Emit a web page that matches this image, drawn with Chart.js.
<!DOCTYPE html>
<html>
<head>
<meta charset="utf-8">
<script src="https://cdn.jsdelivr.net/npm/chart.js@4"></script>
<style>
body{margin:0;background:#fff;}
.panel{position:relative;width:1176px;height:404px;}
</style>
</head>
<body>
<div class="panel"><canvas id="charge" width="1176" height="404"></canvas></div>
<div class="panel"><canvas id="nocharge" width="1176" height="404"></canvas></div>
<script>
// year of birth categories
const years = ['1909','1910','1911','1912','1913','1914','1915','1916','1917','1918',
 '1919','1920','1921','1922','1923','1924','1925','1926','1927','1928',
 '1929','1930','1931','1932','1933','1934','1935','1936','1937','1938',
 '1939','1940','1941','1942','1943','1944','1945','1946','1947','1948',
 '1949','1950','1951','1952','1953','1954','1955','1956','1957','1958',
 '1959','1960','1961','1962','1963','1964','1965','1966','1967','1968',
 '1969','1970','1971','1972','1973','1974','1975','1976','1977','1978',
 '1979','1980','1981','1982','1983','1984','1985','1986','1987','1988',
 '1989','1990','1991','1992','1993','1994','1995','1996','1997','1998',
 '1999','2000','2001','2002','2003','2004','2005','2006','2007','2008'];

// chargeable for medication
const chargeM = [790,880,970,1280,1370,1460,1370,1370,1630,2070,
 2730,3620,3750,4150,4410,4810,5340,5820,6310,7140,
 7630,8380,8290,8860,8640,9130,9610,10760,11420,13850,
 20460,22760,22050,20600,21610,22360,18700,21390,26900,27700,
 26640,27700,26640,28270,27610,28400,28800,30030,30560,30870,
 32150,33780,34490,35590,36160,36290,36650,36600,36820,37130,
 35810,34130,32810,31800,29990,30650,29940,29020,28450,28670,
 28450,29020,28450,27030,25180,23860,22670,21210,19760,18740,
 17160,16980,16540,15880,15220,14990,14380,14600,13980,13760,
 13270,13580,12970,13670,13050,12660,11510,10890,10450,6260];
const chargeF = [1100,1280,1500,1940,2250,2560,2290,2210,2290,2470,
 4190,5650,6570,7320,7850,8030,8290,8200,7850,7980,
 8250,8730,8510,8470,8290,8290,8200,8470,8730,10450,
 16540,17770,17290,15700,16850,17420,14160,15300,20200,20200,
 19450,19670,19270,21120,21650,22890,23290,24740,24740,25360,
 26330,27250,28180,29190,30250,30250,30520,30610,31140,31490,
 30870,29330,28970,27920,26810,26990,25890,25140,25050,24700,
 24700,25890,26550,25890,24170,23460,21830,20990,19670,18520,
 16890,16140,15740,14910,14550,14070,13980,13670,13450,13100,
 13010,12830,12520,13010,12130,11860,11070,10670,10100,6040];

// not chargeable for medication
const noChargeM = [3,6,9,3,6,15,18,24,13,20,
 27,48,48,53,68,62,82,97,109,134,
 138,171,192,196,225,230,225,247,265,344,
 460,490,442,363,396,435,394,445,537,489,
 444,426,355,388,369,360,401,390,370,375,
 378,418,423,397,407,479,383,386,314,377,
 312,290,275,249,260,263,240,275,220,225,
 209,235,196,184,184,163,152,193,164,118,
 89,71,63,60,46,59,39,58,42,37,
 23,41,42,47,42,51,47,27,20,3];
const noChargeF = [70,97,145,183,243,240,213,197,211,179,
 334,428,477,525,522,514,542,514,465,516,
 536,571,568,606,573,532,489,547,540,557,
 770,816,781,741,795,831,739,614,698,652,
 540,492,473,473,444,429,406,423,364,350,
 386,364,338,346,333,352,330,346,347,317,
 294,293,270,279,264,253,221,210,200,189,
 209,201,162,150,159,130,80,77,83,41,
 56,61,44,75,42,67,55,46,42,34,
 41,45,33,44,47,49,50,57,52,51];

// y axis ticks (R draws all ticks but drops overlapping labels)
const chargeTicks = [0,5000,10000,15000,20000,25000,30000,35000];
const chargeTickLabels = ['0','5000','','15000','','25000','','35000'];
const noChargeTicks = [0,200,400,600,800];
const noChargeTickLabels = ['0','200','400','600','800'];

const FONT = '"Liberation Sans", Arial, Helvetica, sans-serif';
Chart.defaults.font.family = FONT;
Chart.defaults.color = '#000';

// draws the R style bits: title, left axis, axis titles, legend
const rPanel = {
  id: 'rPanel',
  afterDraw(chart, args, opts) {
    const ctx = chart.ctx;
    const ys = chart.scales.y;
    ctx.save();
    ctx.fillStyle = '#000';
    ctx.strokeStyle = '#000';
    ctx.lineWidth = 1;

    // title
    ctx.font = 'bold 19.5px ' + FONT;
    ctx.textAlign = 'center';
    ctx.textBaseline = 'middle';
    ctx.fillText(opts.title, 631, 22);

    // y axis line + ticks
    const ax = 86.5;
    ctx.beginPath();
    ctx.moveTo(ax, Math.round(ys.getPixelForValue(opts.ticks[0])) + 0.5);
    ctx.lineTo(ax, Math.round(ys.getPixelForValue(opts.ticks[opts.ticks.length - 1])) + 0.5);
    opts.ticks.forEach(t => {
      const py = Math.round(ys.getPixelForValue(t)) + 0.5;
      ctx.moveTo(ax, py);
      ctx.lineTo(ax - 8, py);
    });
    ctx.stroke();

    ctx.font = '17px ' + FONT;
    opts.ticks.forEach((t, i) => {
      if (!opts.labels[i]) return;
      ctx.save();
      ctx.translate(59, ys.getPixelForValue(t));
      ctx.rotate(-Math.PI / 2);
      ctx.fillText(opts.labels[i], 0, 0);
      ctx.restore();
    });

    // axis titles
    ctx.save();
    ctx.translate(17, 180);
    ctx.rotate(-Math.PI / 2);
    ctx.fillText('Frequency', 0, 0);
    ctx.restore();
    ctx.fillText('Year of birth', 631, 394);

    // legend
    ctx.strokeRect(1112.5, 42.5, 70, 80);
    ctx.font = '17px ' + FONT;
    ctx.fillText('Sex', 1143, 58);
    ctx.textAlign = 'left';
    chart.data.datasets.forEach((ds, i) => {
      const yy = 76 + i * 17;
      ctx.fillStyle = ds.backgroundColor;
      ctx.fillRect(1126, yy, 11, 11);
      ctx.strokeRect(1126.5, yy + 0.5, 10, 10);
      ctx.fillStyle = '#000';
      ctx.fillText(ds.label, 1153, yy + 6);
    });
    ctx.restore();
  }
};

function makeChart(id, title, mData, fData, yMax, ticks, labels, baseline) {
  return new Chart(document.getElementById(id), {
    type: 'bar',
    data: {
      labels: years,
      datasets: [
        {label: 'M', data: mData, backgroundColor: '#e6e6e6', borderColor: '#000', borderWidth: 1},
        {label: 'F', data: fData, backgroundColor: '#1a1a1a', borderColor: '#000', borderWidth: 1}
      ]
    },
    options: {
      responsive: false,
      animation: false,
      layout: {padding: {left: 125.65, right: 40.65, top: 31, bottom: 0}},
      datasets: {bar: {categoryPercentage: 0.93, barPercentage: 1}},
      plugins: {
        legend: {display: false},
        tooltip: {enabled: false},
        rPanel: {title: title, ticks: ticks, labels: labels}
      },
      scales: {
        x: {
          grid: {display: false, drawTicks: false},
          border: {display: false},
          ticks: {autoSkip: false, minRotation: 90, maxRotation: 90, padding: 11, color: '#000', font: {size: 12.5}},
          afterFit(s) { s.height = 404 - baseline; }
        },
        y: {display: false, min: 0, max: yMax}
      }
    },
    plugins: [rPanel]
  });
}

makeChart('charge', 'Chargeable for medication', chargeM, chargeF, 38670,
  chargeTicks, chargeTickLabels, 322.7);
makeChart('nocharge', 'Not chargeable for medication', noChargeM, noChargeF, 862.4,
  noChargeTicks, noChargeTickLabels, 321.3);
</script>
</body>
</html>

What is asked - All of the data needs to be printed once more, exactly.

Solved exercise -
Emit a web page that matches this image, drawn with Chart.js.
<!DOCTYPE html>
<html>
<head>
<meta charset="utf-8">
<script src="https://cdn.jsdelivr.net/npm/chart.js@4"></script>
<style>
body{margin:0;background:#fff;}
.panel{position:relative;width:1176px;height:404px;}
</style>
</head>
<body>
<div class="panel"><canvas id="charge" width="1176" height="404"></canvas></div>
<div class="panel"><canvas id="nocharge" width="1176" height="404"></canvas></div>
<script>
// year of birth categories
const years = ['1909','1910','1911','1912','1913','1914','1915','1916','1917','1918',
 '1919','1920','1921','1922','1923','1924','1925','1926','1927','1928',
 '1929','1930','1931','1932','1933','1934','1935','1936','1937','1938',
 '1939','1940','1941','1942','1943','1944','1945','1946','1947','1948',
 '1949','1950','1951','1952','1953','1954','1955','1956','1957','1958',
 '1959','1960','1961','1962','1963','1964','1965','1966','1967','1968',
 '1969','1970','1971','1972','1973','1974','1975','1976','1977','1978',
 '1979','1980','1981','1982','1983','1984','1985','1986','1987','1988',
 '1989','1990','1991','1992','1993','1994','1995','1996','1997','1998',
 '1999','2000','2001','2002','2003','2004','2005','2006','2007','2008'];

// chargeable for medication
const chargeM = [790,880,970,1280,1370,1460,1370,1370,1630,2070,
 2730,3620,3750,4150,4410,4810,5340,5820,6310,7140,
 7630,8380,8290,8860,8640,9130,9610,10760,11420,13850,
 20460,22760,22050,20600,21610,22360,18700,21390,26900,27700,
 26640,27700,26640,28270,27610,28400,28800,30030,30560,30870,
 32150,33780,34490,35590,36160,36290,36650,36600,36820,37130,
 35810,34130,32810,31800,29990,30650,29940,29020,28450,28670,
 28450,29020,28450,27030,25180,23860,22670,21210,19760,18740,
 17160,16980,16540,15880,15220,14990,14380,14600,13980,13760,
 13270,13580,12970,13670,13050,12660,11510,10890,10450,6260];
const chargeF = [1100,1280,1500,1940,2250,2560,2290,2210,2290,2470,
 4190,5650,6570,7320,7850,8030,8290,8200,7850,7980,
 8250,8730,8510,8470,8290,8290,8200,8470,8730,10450,
 16540,17770,17290,15700,16850,17420,14160,15300,20200,20200,
 19450,19670,19270,21120,21650,22890,23290,24740,24740,25360,
 26330,27250,28180,29190,30250,30250,30520,30610,31140,31490,
 30870,29330,28970,27920,26810,26990,25890,25140,25050,24700,
 24700,25890,26550,25890,24170,23460,21830,20990,19670,18520,
 16890,16140,15740,14910,14550,14070,13980,13670,13450,13100,
 13010,12830,12520,13010,12130,11860,11070,10670,10100,6040];

// not chargeable for medication
const noChargeM = [3,6,9,3,6,15,18,24,13,20,
 27,48,48,53,68,62,82,97,109,134,
 138,171,192,196,225,230,225,247,265,344,
 460,490,442,363,396,435,394,445,537,489,
 444,426,355,388,369,360,401,390,370,375,
 378,418,423,397,407,479,383,386,314,377,
 312,290,275,249,260,263,240,275,220,225,
 209,235,196,184,184,163,152,193,164,118,
 89,71,63,60,46,59,39,58,42,37,
 23,41,42,47,42,51,47,27,20,3];
const noChargeF = [70,97,145,183,243,240,213,197,211,179,
 334,428,477,525,522,514,542,514,465,516,
 536,571,568,606,573,532,489,547,540,557,
 770,816,781,741,795,831,739,614,698,652,
 540,492,473,473,444,429,406,423,364,350,
 386,364,338,346,333,352,330,346,347,317,
 294,293,270,279,264,253,221,210,200,189,
 209,201,162,150,159,130,80,77,83,41,
 56,61,44,75,42,67,55,46,42,34,
 41,45,33,44,47,49,50,57,52,51];

// y axis ticks (R draws all ticks but drops overlapping labels)
const chargeTicks = [0,5000,10000,15000,20000,25000,30000,35000];
const chargeTickLabels = ['0','5000','','15000','','25000','','35000'];
const noChargeTicks = [0,200,400,600,800];
const noChargeTickLabels = ['0','200','400','600','800'];

const FONT = '"Liberation Sans", Arial, Helvetica, sans-serif';
Chart.defaults.font.family = FONT;
Chart.defaults.color = '#000';

// draws the R style bits: title, left axis, axis titles, legend
const rPanel = {
  id: 'rPanel',
  afterDraw(chart, args, opts) {
    const ctx = chart.ctx;
    const ys = chart.scales.y;
    ctx.save();
    ctx.fillStyle = '#000';
    ctx.strokeStyle = '#000';
    ctx.lineWidth = 1;

    // title
    ctx.font = 'bold 19.5px ' + FONT;
    ctx.textAlign = 'center';
    ctx.textBaseline = 'middle';
    ctx.fillText(opts.title, 631, 22);

    // y axis line + ticks
    const ax = 86.5;
    ctx.beginPath();
    ctx.moveTo(ax, Math.round(ys.getPixelForValue(opts.ticks[0])) + 0.5);
    ctx.lineTo(ax, Math.round(ys.getPixelForValue(opts.ticks[opts.ticks.length - 1])) + 0.5);
    opts.ticks.forEach(t => {
      const py = Math.round(ys.getPixelForValue(t)) + 0.5;
      ctx.moveTo(ax, py);
      ctx.lineTo(ax - 8, py);
    });
    ctx.stroke();

    ctx.font = '17px ' + FONT;
    opts.ticks.forEach((t, i) => {
      if (!opts.labels[i]) return;
      ctx.save();
      ctx.translate(59, ys.getPixelForValue(t));
      ctx.rotate(-Math.PI / 2);
      ctx.fillText(opts.labels[i], 0, 0);
      ctx.restore();
    });

    // axis titles
    ctx.save();
    ctx.translate(17, 180);
    ctx.rotate(-Math.PI / 2);
    ctx.fillText('Frequency', 0, 0);
    ctx.restore();
    ctx.fillText('Year of birth', 631, 394);

    // legend
    ctx.strokeRect(1112.5, 42.5, 70, 80);
    ctx.font = '17px ' + FONT;
    ctx.fillText('Sex', 1143, 58);
    ctx.textAlign = 'left';
    chart.data.datasets.forEach((ds, i) => {
      const yy = 76 + i * 17;
      ctx.fillStyle = ds.backgroundColor;
      ctx.fillRect(1126, yy, 11, 11);
      ctx.strokeRect(1126.5, yy + 0.5, 10, 10);
      ctx.fillStyle = '#000';
      ctx.fillText(ds.label, 1153, yy + 6);
    });
    ctx.restore();
  }
};

function makeChart(id, title, mData, fData, yMax, ticks, labels, baseline) {
  return new Chart(document.getElementById(id), {
    type: 'bar',
    data: {
      labels: years,
      datasets: [
        {label: 'M', data: mData, backgroundColor: '#e6e6e6', borderColor: '#000', borderWidth: 1},
        {label: 'F', data: fData, backgroundColor: '#1a1a1a', borderColor: '#000', borderWidth: 1}
      ]
    },
    options: {
      responsive: false,
      animation: false,
      layout: {padding: {left: 125.65, right: 40.65, top: 31, bottom: 0}},
      datasets: {bar: {categoryPercentage: 0.93, barPercentage: 1}},
      plugins: {
        legend: {display: false},
        tooltip: {enabled: false},
        rPanel: {title: title, ticks: ticks, labels: labels}
      },
      scales: {
        x: {
          grid: {display: false, drawTicks: false},
          border: {display: false},
          ticks: {autoSkip: false, minRotation: 90, maxRotation: 90, padding: 11, color: '#000', font: {size: 12.5}},
          afterFit(s) { s.height = 404 - baseline; }
        },
        y: {display: false, min: 0, max: yMax}
      }
    },
    plugins: [rPanel]
  });
}

makeChart('charge', 'Chargeable for medication', chargeM, chargeF, 38670,
  chargeTicks, chargeTickLabels, 322.7);
makeChart('nocharge', 'Not chargeable for medication', noChargeM, noChargeF, 862.4,
  noChargeTicks, noChargeTickLabels, 321.3);
</script>
</body>
</html>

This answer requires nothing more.